Modern Modular Revolution
Modern modular construction can be traced to the Sears Roebuck kit homes targeted to the middle class and WWI veterans in the early 20th century. These homes made ownership attainable by increasing speed to market and lowering costs, and today we face many of the same economic drivers that made mail-order houses successful. Construction costs are fueling a renaissance in modularization with new factories, funding and political backing.
What has changed most is the quality and scope of what modular can do. The products and finishes going into modular homes are the same as site-built construction. Factory worker satisfaction is high with safe, convenient and more comfortable working conditions, allowing better execution. Separate trades are part of the same organization and have independent stations to avoid stepping on top of each other. Robotics can literally take care of the heavy lifting and offer a higher degree of speed and accuracy.

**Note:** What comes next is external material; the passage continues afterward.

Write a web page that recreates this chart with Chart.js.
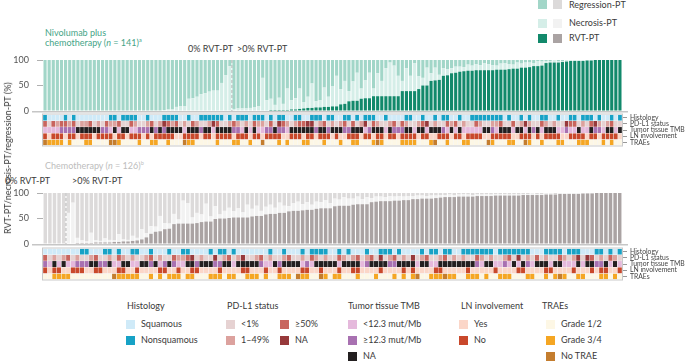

As 3D printing rises in popularity and functionality for many different industries, KTGY’s research + development studio has creatively applied this method to its Hexagon House concept, which could have a transformative impact on modular construction.
Stigma and New Use Cases
Factory-built construction often shares the stigma created by mobile homes built quickly, cheaply and lacking quality. Modern modular construction offers improved quality of construction, but some designs do this methodology a disservice with flat and repetitive facades. End users should never be able to tell that a building is factory built, and this is the designer’s challenge. Modular buildings can be exciting and well-designed with articulated facades, quality materials and color plays that make them indistinguishable from conventional construction.
Module formats translate very effectively to multifamily housing, but there are also use-cases in hospitality, satellite shelters, disaster recovery, healthcare and retail. Components such as walls, stairs, elevators, plumbing assemblies or entire bathrooms can be built in the factory and plugged in onsite. Prefabricated facades can provide everything between framing and exterior cladding, expediting weather-enclosure and eliminating the need for temporary scaffolding.
Challenges
While building in the factory has potential advantages in hard costs, quality and efficiency, it is not appropriate for every project. It’s better suited to smaller, repeatable, single-story spaces or units that can be assembled onsite than it is to massive volumes like those of a basilica. Making factory-built construction work takes careful planning, timing and some luck. Building the modules, transporting, storing and delivering them to site, unwrapping, then setting and weather-enclosing the building all need to happen in one coordinated sequence.
Modular construction needs to be approached with an appetite for challenge, and pragmatism to get the most benefit. It makes sense in mountain communities and where on-site labor costs are high. The front-loaded financing structure can make lenders uneasy, but there are cost savings to offset this: reducing construction duration means lower general conditions and reduced builder’s risk insurance. Shorter construction schedules also allow for quicker conversion to lower-interest rate permanent financing. Finally, the sooner a project comes online, the sooner it may start generating revenue.
For The Future
Factory-built construction may not be the solution for every project. Rethinking the process and possibilities, however, allows factory-built construction to be a legitimate methodology in today’s building industry. Never has there been so much support and need for innovation. No doubt there are challenges ahead, but we can only surpass them if we’re willing to evolve, and with more success stories the industry will become more comfortable building in the factory.
La Sagrada Familia began with traditional construction techniques and materials such as handcrafted stone and unreinforced concrete. Today, advances in 3D modeling and printing, and even prefabrication of stone facades have been embraced. Evolving the process allowed the longest active construction project to finally bring the finish line into view, in the year 2026. When it gets there, I look forward to seeing it once again.